Marcie Pruett, 39, of San Diego, California has been battling breast cancer for the past three years. After two surgeries, two cycles of chemotherapy and radiation, and a course of oral chemotherapy for the past six months, she feels thirty years older than her age. “My bones and my muscles ache, and it’s difficult to move around or crouch.” Six weeks ago, she started a beginner’s yoga class, and the gentle stretching and rolling that promotes flexibility, strength and mental relaxation has helped her greatly. “I feel good from the night of the class to well into the next day,” she says.

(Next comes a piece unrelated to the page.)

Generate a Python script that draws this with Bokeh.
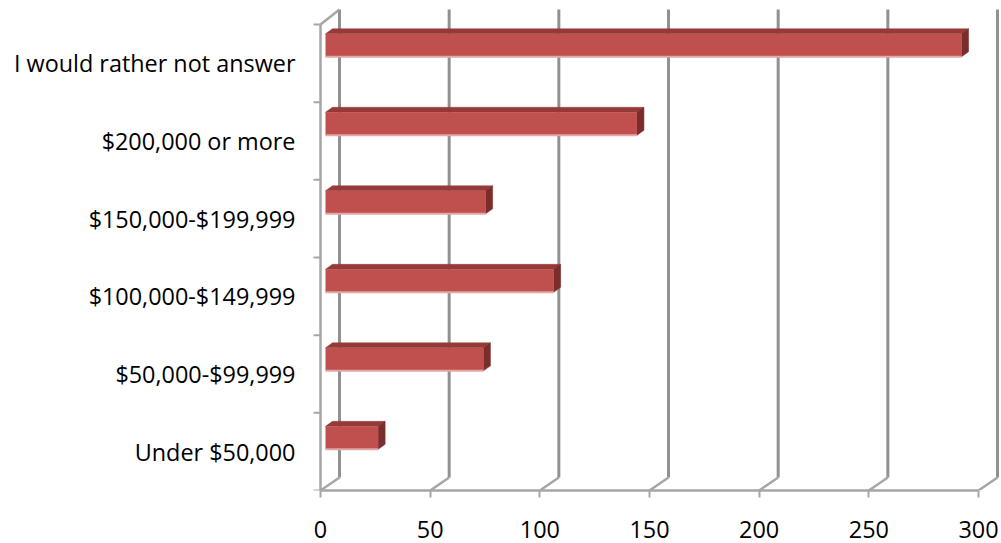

Pruett is not the only one in the yoga class with a connection to breast cancer. Her instructor, Susan Rosen, is a survivor who has made an instructional yoga video for breast cancer survivors and teaches similarly themed workshops, including a class at Kaiser Permanente’s Positive Choice Wellness Center in San Diego.
One of Rosen’s favorite poses for breast cancer patients, shown in the photo above, begins with lying on your back, with arms extended out to the sides and gently supported on blankets. The relaxing pose opens the chest, helps circulation, improves range of motion and helps reduce the discomfort of tight scar tissue. “If you’ve had a mastectomy or lymph nodes removed, restorative poses on your upper body help you to stretch,” Rosen says.

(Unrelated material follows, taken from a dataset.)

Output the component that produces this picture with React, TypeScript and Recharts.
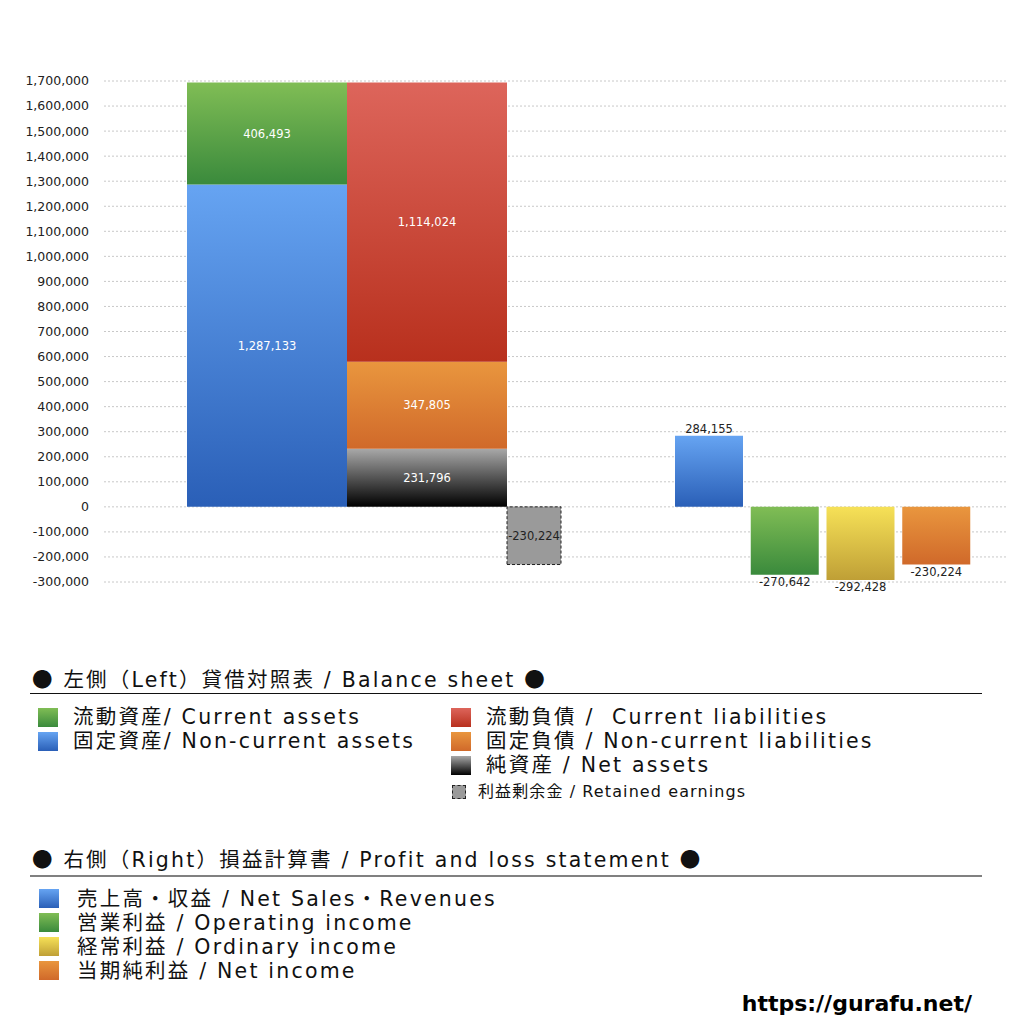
import React from 'react'
import { BarChart, Bar, XAxis, YAxis, CartesianGrid, LabelList, Cell } from 'recharts'

// Balance sheet (left side)
const bsCategories = ['資産', '負債・純資産']
const fixedAssets = [1287133, null]
const currentAssets = [406493, null]
const netAssets = [null, 231796]
const nonCurrentLiabilities = [null, 347805]
const currentLiabilities = [null, 1114024]

// Retained earnings
const reCategories = ['利益剰余金']
const retainedEarnings = [-230224]

// Profit and loss (right side)
const plCategories = ['売上高・収益', '営業利益', '経常利益', '当期純利益']
const plValues = [284155, -270642, -292428, -230224]

const yTicks = [
  -300000, -200000, -100000, 0, 100000, 200000, 300000, 400000, 500000,
  600000, 700000, 800000, 900000, 1000000, 1100000, 1200000, 1300000,
  1400000, 1500000, 1600000, 1700000,
]

const FONT = '"DejaVu Sans", "Noto Sans CJK JP", sans-serif'
const CJK = '"Noto Sans CJK JP", sans-serif'
const CHART_W = 1024
const CHART_H = 600
const MARGIN = { top: 81, right: 18, bottom: 18, left: 0 }
const MARGIN_NO_AXIS = { top: 81, right: 18, bottom: 18, left: 104 }
const DOMAIN: [number, number] = [-300000, 1700000]

const grads: Record<string, [string, string]> = {
  green: ['#80bd55', '#3a8a3c'],
  blue: ['#66a4f2', '#2a5fb7'],
  red: ['#dd655b', '#b8301d'],
  orange: ['#e9963e', '#d0692a'],
  black: ['#a8a8a8', '#000000'],
  yellow: ['#f6e157', '#bf9f36'],
}

const fmt = (v: any) => (v === null || v === undefined || v === 0 ? '' : Number(v).toLocaleString('en-US'))

function Defs() {
  return (
    <defs>
      {Object.entries(grads).map(([k, [a, b]]) => (
        <linearGradient key={k} id={`g-${k}`} x1="0" y1="0" x2="0" y2="1">
          <stop offset="0%" stopColor={a} />
          <stop offset="100%" stopColor={b} />
        </linearGradient>
      ))}
    </defs>
  )
}

const css = (k: string) => `linear-gradient(to bottom, ${grads[k][0]}, ${grads[k][1]})`

const Dot = () => <span style={{ fontFamily: CJK }}>●</span>

export default function App() {
  const bsData = bsCategories.map((name, i) => ({
    name,
    fixedAssets: fixedAssets[i],
    currentAssets: currentAssets[i],
    netAssets: netAssets[i],
    nonCurrentLiabilities: nonCurrentLiabilities[i],
    currentLiabilities: currentLiabilities[i],
  }))
  const reData = reCategories.map((name, i) => ({ name, value: retainedEarnings[i] }))
  const plData = plCategories.map((name, i) => ({ name, value: plValues[i] }))
  const plColors = ['blue', 'green', 'yellow', 'orange']

  const whiteLabel = { fill: '#ffffff', fontSize: 11.5, fontFamily: FONT }
  const darkLabel = { fill: '#222222', fontSize: 11.5, fontFamily: FONT }

  const layer: React.CSSProperties = { position: 'absolute', left: 0, top: 0 }
  const abs = (top: number, left: number, extra: React.CSSProperties = {}): React.CSSProperties => ({
    position: 'absolute', top, left, whiteSpace: 'nowrap', ...extra,
  })
  const legendText: React.CSSProperties = {
    fontSize: 20.5, lineHeight: '22px', letterSpacing: 2.2, color: '#111', fontFamily: FONT,
  }
  const square = (top: number, left: number, k: string): React.CSSProperties => ({
    position: 'absolute', top, left, width: 20, height: 19, background: css(k),
  })

  return (
    <div style={{ position: 'relative', width: 1024, height: 1024, margin: -8, background: '#fff', fontFamily: FONT }}>
      {/* balance sheet + axis + grid */}
      <div style={layer}>
        <BarChart width={CHART_W} height={CHART_H} data={bsData} margin={MARGIN} barCategoryGap={0} barGap={0}>
          <Defs />
          <CartesianGrid vertical={false} stroke="#c8c8c8" strokeDasharray="2 2" />
          <XAxis dataKey="name" hide padding={{ left: 83, right: 499 }} />
          <YAxis
            width={104}
            domain={DOMAIN}
            ticks={yTicks}
            interval={0}
            axisLine={false}
            tickLine={false}
            tickMargin={9}
            tickFormatter={(v: number) => v.toLocaleString('en-US')}
            tick={{ fill: '#222', fontSize: 12.5, fontFamily: FONT }}
          />
          <Bar dataKey="fixedAssets" stackId="s" fill="url(#g-blue)" isAnimationActive={false}>
            <LabelList dataKey="fixedAssets" position="center" formatter={fmt} style={whiteLabel} />
          </Bar>
          <Bar dataKey="currentAssets" stackId="s" fill="url(#g-green)" isAnimationActive={false}>
            <LabelList dataKey="currentAssets" position="center" formatter={fmt} style={whiteLabel} />
          </Bar>
          <Bar dataKey="netAssets" stackId="s" fill="url(#g-black)" isAnimationActive={false}>
            <LabelList dataKey="netAssets" position="center" formatter={fmt} style={whiteLabel} />
          </Bar>
          <Bar dataKey="nonCurrentLiabilities" stackId="s" fill="url(#g-orange)" isAnimationActive={false}>
            <LabelList dataKey="nonCurrentLiabilities" position="center" formatter={fmt} style={whiteLabel} />
          </Bar>
          <Bar dataKey="currentLiabilities" stackId="s" fill="url(#g-red)" isAnimationActive={false}>
            <LabelList dataKey="currentLiabilities" position="center" formatter={fmt} style={whiteLabel} />
          </Bar>
        </BarChart>
      </div>

      {/* retained earnings */}
      <div style={layer}>
        <BarChart width={CHART_W} height={CHART_H} data={reData} margin={MARGIN_NO_AXIS} barCategoryGap={0}>
          <XAxis dataKey="name" hide padding={{ left: 403, right: 445 }} />
          <YAxis hide domain={DOMAIN} />
          <Bar dataKey="value" fill="#9a9a9a" stroke="#222" strokeWidth={1} strokeDasharray="3 2" isAnimationActive={false}>
            <LabelList dataKey="value" position="center" formatter={fmt} style={darkLabel} />
          </Bar>
        </BarChart>
      </div>

      {/* profit and loss */}
      <div style={layer}>
        <BarChart width={CHART_W} height={CHART_H} data={plData} margin={MARGIN_NO_AXIS}>
          <Defs />
          <XAxis dataKey="name" hide padding={{ left: 567, right: 32 }} />
          <YAxis hide domain={DOMAIN} />
          <Bar dataKey="value" barSize={68} isAnimationActive={false}>
            {plData.map((d, i) => (
              <Cell key={d.name} fill={`url(#g-${plColors[i]})`} />
            ))}
            <LabelList dataKey="value" position="top" offset={3} formatter={fmt} style={darkLabel} />
          </Bar>
        </BarChart>
      </div>

      {/* legend: balance sheet */}
      <div style={abs(665, 32, { ...legendText, lineHeight: '26px' })}>
        <Dot /> 左側（Left）貸借対照表 / Balance sheet <Dot />
      </div>
      <div style={abs(693, 30, { width: 952, height: 1, background: '#111' })} />

      <div style={square(708, 38, 'green')} />
      <div style={abs(706, 73, legendText)}>流動資産/ Current assets</div>
      <div style={square(732, 38, 'blue')} />
      <div style={abs(730, 73, legendText)}>固定資産/ Non-current assets</div>

      <div style={square(708, 451, 'red')} />
      <div style={abs(706, 486, legendText)}>流動負債 /&nbsp; Current liabilities</div>
      <div style={square(732, 451, 'orange')} />
      <div style={abs(730, 486, legendText)}>固定負債 / Non-current liabilities</div>
      <div style={square(756, 451, 'black')} />
      <div style={abs(754, 486, legendText)}>純資産 / Net assets</div>
      <div style={abs(785, 452, { width: 12, height: 12, background: '#9a9a9a', border: '1px dashed #222' })} />
      <div style={abs(782, 478, { ...legendText, fontSize: 16, letterSpacing: 1.1, lineHeight: '20px' })}>利益剰余金 / Retained earnings</div>

      {/* legend: profit and loss */}
      <div style={abs(845, 32, { ...legendText, lineHeight: '26px' })}>
        <Dot /> 右側（Right）損益計算書 / Profit and loss statement <Dot />
      </div>
      <div style={abs(875, 30, { width: 952, height: 2, background: '#808080' })} />

      <div style={square(889, 39, 'blue')} />
      <div style={abs(888, 77, legendText)}>売上高・収益 / Net Sales・Revenues</div>
      <div style={square(913, 39, 'green')} />
      <div style={abs(912, 77, legendText)}>営業利益 / Operating income</div>
      <div style={square(937, 39, 'yellow')} />
      <div style={abs(936, 77, legendText)}>経常利益 / Ordinary income</div>
      <div style={square(961, 39, 'orange')} />
      <div style={abs(960, 77, legendText)}>当期純利益 / Net income</div>

      <div style={{ position: 'absolute', top: 990, right: 52, fontSize: 22, lineHeight: '28px', fontWeight: 700, color: '#000', fontFamily: FONT }}>
        https://gurafu.net/
      </div>
    </div>
  )
}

While many in the medical community dismiss mind-body interventions such as yoga, massage, Reiki, and Tai Chi as New Age hocus-pocus, it’s not unusual for cancer patients to use these techniques to help them deal with the lingering side effects of surgery, chemotherapy and radiation. There is a small but growing body of evidence that for breast cancer patients yoga improves quality of life, decreases fatigue, reduces stress, and may boost the immune system.
These studies include:
- An M.D. Anderson Cancer Center study that found that women being treated for breast cancer felt better after yoga, with less fatigue and daytime sleepiness.
- A Duke University study of yoga for women with breast cancer that spread beyond the breast found that a customized yoga program led to less pain and fatigue and more relaxation.
- A study of the Iyengar method of yoga conducted at Washington State University, Spokane, found that the style promotes psychological well-being and perhaps boosts the immune system of women in treatment for breast cancer.
Whether certain types of yoga—Indian verus Tibetan, or certain poses, are more beneficial to breast cancer patients, is an open question. “I tell patients to see what works best for them. It’s not always the technique. Sometimes, it can be the instructor,” says M. Alejandro Choul, Ph.D., a mind-body intervention specialist at M.D. Anderson Cancer Center, who works on the yoga research and teaches classes. He notes that meditation techniques can help ease patients through radiation and chemotherapy, and that patients report that yoga has reduced their pain levels for everything from headaches to shoulder or joint pain.